## Data section:
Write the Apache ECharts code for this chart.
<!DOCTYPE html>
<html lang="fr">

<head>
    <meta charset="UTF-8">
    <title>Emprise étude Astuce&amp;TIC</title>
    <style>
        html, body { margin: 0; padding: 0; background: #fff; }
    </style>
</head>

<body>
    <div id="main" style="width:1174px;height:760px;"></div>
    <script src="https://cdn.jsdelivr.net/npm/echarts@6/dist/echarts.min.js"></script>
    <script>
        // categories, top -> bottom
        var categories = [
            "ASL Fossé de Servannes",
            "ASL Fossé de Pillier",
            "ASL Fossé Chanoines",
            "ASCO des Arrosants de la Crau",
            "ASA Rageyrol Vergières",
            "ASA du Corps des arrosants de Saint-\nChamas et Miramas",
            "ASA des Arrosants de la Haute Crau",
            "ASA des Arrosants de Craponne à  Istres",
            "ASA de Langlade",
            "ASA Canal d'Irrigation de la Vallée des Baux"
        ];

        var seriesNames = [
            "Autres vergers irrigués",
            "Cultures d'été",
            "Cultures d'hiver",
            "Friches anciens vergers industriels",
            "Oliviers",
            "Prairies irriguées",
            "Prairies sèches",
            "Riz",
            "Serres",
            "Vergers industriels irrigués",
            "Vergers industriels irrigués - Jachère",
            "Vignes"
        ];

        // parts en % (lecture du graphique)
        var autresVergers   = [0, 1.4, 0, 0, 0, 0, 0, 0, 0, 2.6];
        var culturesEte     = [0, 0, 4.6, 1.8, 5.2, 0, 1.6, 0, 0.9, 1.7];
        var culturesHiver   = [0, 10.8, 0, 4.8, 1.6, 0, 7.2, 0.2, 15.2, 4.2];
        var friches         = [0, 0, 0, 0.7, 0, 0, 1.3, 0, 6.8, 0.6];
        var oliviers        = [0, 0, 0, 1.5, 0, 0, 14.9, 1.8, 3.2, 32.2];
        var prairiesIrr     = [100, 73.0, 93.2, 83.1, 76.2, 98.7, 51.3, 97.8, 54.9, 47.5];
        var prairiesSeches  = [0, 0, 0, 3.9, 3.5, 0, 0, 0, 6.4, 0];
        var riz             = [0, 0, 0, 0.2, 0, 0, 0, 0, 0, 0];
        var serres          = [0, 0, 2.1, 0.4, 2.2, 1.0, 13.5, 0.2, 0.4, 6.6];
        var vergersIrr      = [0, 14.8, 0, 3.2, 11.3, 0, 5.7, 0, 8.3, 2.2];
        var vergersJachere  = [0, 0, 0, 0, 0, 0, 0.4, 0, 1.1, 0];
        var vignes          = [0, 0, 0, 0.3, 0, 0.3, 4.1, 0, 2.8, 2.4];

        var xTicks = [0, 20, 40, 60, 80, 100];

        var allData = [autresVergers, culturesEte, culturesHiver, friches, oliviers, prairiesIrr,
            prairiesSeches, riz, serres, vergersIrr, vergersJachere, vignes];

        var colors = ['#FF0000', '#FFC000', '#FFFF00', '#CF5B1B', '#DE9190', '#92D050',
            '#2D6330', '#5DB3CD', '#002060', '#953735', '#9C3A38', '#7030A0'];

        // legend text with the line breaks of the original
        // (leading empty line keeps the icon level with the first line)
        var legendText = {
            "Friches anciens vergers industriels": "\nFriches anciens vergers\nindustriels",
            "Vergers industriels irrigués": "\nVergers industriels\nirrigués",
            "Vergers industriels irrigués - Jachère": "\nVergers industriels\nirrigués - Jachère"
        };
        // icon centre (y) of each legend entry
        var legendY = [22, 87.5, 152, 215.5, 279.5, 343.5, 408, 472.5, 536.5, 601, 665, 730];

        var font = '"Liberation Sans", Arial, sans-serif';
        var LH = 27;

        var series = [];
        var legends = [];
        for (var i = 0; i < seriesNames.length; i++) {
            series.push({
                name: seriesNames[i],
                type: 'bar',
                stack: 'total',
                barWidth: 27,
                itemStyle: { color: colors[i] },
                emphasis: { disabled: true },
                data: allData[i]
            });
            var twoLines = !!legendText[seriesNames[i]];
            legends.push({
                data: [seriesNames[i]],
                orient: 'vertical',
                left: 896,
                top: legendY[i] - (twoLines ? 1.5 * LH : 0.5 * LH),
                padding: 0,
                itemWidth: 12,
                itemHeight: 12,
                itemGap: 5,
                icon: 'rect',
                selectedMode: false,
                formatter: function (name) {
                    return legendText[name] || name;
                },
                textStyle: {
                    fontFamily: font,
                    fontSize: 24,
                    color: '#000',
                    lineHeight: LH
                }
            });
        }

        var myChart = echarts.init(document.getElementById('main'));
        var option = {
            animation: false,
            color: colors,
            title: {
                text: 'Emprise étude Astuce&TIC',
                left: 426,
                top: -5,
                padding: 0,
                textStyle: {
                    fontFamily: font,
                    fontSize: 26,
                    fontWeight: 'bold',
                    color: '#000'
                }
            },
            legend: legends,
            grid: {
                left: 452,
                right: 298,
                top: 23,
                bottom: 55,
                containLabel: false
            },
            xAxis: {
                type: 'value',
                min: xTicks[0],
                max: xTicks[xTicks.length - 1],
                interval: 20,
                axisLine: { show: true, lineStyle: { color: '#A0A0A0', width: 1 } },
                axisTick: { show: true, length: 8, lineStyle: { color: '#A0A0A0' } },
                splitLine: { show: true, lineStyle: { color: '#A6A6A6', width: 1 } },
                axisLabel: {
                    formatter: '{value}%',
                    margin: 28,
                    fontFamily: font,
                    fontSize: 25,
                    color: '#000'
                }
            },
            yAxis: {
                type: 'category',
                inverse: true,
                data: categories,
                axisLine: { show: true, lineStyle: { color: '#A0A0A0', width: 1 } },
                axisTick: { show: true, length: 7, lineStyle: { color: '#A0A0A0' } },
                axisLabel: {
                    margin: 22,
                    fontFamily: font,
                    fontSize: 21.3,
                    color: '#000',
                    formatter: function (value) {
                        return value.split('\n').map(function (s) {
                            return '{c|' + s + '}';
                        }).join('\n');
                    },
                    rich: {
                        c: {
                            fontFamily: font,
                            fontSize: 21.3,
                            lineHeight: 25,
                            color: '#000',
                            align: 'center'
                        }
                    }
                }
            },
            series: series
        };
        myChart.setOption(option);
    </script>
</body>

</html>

## Job:
Copy the material above back out, exactly as written.

## Answer to this task:
Write the Apache ECharts code for this chart.
<!DOCTYPE html>
<html lang="fr">

<head>
    <meta charset="UTF-8">
    <title>Emprise étude Astuce&amp;TIC</title>
    <style>
        html, body { margin: 0; padding: 0; background: #fff; }
    </style>
</head>

<body>
    <div id="main" style="width:1174px;height:760px;"></div>
    <script src="https://cdn.jsdelivr.net/npm/echarts@6/dist/echarts.min.js"></script>
    <script>
        // categories, top -> bottom
        var categories = [
            "ASL Fossé de Servannes",
            "ASL Fossé de Pillier",
            "ASL Fossé Chanoines",
            "ASCO des Arrosants de la Crau",
            "ASA Rageyrol Vergières",
            "ASA du Corps des arrosants de Saint-\nChamas et Miramas",
            "ASA des Arrosants de la Haute Crau",
            "ASA des Arrosants de Craponne à  Istres",
            "ASA de Langlade",
            "ASA Canal d'Irrigation de la Vallée des Baux"
        ];

        var seriesNames = [
            "Autres vergers irrigués",
            "Cultures d'été",
            "Cultures d'hiver",
            "Friches anciens vergers industriels",
            "Oliviers",
            "Prairies irriguées",
            "Prairies sèches",
            "Riz",
            "Serres",
            "Vergers industriels irrigués",
            "Vergers industriels irrigués - Jachère",
            "Vignes"
        ];

        // parts en % (lecture du graphique)
        var autresVergers   = [0, 1.4, 0, 0, 0, 0, 0, 0, 0, 2.6];
        var culturesEte     = [0, 0, 4.6, 1.8, 5.2, 0, 1.6, 0, 0.9, 1.7];
        var culturesHiver   = [0, 10.8, 0, 4.8, 1.6, 0, 7.2, 0.2, 15.2, 4.2];
        var friches         = [0, 0, 0, 0.7, 0, 0, 1.3, 0, 6.8, 0.6];
        var oliviers        = [0, 0, 0, 1.5, 0, 0, 14.9, 1.8, 3.2, 32.2];
        var prairiesIrr     = [100, 73.0, 93.2, 83.1, 76.2, 98.7, 51.3, 97.8, 54.9, 47.5];
        var prairiesSeches  = [0, 0, 0, 3.9, 3.5, 0, 0, 0, 6.4, 0];
        var riz             = [0, 0, 0, 0.2, 0, 0, 0, 0, 0, 0];
        var serres          = [0, 0, 2.1, 0.4, 2.2, 1.0, 13.5, 0.2, 0.4, 6.6];
        var vergersIrr      = [0, 14.8, 0, 3.2, 11.3, 0, 5.7, 0, 8.3, 2.2];
        var vergersJachere  = [0, 0, 0, 0, 0, 0, 0.4, 0, 1.1, 0];
        var vignes          = [0, 0, 0, 0.3, 0, 0.3, 4.1, 0, 2.8, 2.4];

        var xTicks = [0, 20, 40, 60, 80, 100];

        var allData = [autresVergers, culturesEte, culturesHiver, friches, oliviers, prairiesIrr,
            prairiesSeches, riz, serres, vergersIrr, vergersJachere, vignes];

        var colors = ['#FF0000', '#FFC000', '#FFFF00', '#CF5B1B', '#DE9190', '#92D050',
            '#2D6330', '#5DB3CD', '#002060', '#953735', '#9C3A38', '#7030A0'];

        // legend text with the line breaks of the original
        // (leading empty line keeps the icon level with the first line)
        var legendText = {
            "Friches anciens vergers industriels": "\nFriches anciens vergers\nindustriels",
            "Vergers industriels irrigués": "\nVergers industriels\nirrigués",
            "Vergers industriels irrigués - Jachère": "\nVergers industriels\nirrigués - Jachère"
        };
        // icon centre (y) of each legend entry
        var legendY = [22, 87.5, 152, 215.5, 279.5, 343.5, 408, 472.5, 536.5, 601, 665, 730];

        var font = '"Liberation Sans", Arial, sans-serif';
        var LH = 27;

        var series = [];
        var legends = [];
        for (var i = 0; i < seriesNames.length; i++) {
            series.push({
                name: seriesNames[i],
                type: 'bar',
                stack: 'total',
                barWidth: 27,
                itemStyle: { color: colors[i] },
                emphasis: { disabled: true },
                data: allData[i]
            });
            var twoLines = !!legendText[seriesNames[i]];
            legends.push({
                data: [seriesNames[i]],
                orient: 'vertical',
                left: 896,
                top: legendY[i] - (twoLines ? 1.5 * LH : 0.5 * LH),
                padding: 0,
                itemWidth: 12,
                itemHeight: 12,
                itemGap: 5,
                icon: 'rect',
                selectedMode: false,
                formatter: function (name) {
                    return legendText[name] || name;
                },
                textStyle: {
                    fontFamily: font,
                    fontSize: 24,
                    color: '#000',
                    lineHeight: LH
                }
            });
        }

        var myChart = echarts.init(document.getElementById('main'));
        var option = {
            animation: false,
            color: colors,
            title: {
                text: 'Emprise étude Astuce&TIC',
                left: 426,
                top: -5,
                padding: 0,
                textStyle: {
                    fontFamily: font,
                    fontSize: 26,
                    fontWeight: 'bold',
                    color: '#000'
                }
            },
            legend: legends,
            grid: {
                left: 452,
                right: 298,
                top: 23,
                bottom: 55,
                containLabel: false
            },
            xAxis: {
                type: 'value',
                min: xTicks[0],
                max: xTicks[xTicks.length - 1],
                interval: 20,
                axisLine: { show: true, lineStyle: { color: '#A0A0A0', width: 1 } },
                axisTick: { show: true, length: 8, lineStyle: { color: '#A0A0A0' } },
                splitLine: { show: true, lineStyle: { color: '#A6A6A6', width: 1 } },
                axisLabel: {
                    formatter: '{value}%',
                    margin: 28,
                    fontFamily: font,
                    fontSize: 25,
                    color: '#000'
                }
            },
            yAxis: {
                type: 'category',
                inverse: true,
                data: categories,
                axisLine: { show: true, lineStyle: { color: '#A0A0A0', width: 1 } },
                axisTick: { show: true, length: 7, lineStyle: { color: '#A0A0A0' } },
                axisLabel: {
                    margin: 22,
                    fontFamily: font,
                    fontSize: 21.3,
                    color: '#000',
                    formatter: function (value) {
                        return value.split('\n').map(function (s) {
                            return '{c|' + s + '}';
                        }).join('\n');
                    },
                    rich: {
                        c: {
                            fontFamily: font,
                            fontSize: 21.3,
                            lineHeight: 25,
                            color: '#000',
                            align: 'center'
                        }
                    }
                }
            },
            series: series
        };
        myChart.setOption(option);
    </script>
</body>

</html>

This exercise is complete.